The second round of negotiations for a single Mexico-Central America Free Trade Agreement – as opposed to the series of agreements now in force – began Monday in El Salvador and will end on Wednesday, the Mexican Economy Secretariat announced.
“One of the benefits expected from signing this treaty is supporting small and medium businesses in the region, because it will reduce transaction costs,” the secretariat said in a statement.
The purpose of the single free-trade agreement is to meld into a single instrument the three separate free-trade agreements Mexico has signed with Central America: one with the nations of the Northern Triangle (Guatemala, Honduras and El Salvador), one with Nicaragua and another with Costa Rica.
Negotiations are expected to end in 2012, the statement added.
The new treaty “will expand the free-trade area and will allow economic players to have a single set of trade rules,” which will “facilitate and encourage the flow of trade and investment between the six participating countries,” the secretariat said.
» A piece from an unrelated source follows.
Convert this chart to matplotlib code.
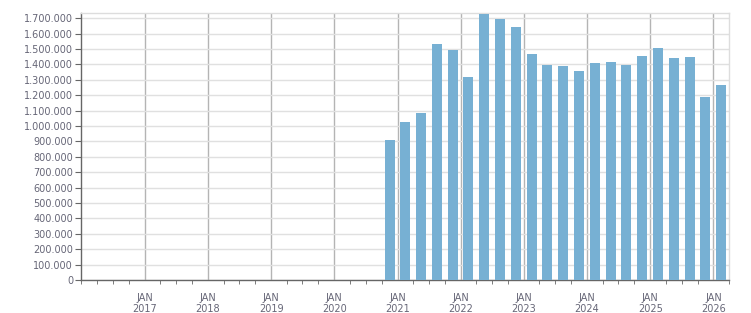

Currently, “many provisions” must be adhered to for those who wish to benefit from the three existing treaties, the secretariat acknowledged.
Central America represents a market of 38 million people and “Mexico is the source of only 8 percent” of the region’s total imports, which indicates “there is room to increase exports of Mexican products and services” to the region, detailed the secretariat.
Total Mexican investment in the five Central American countries is about $5 billion.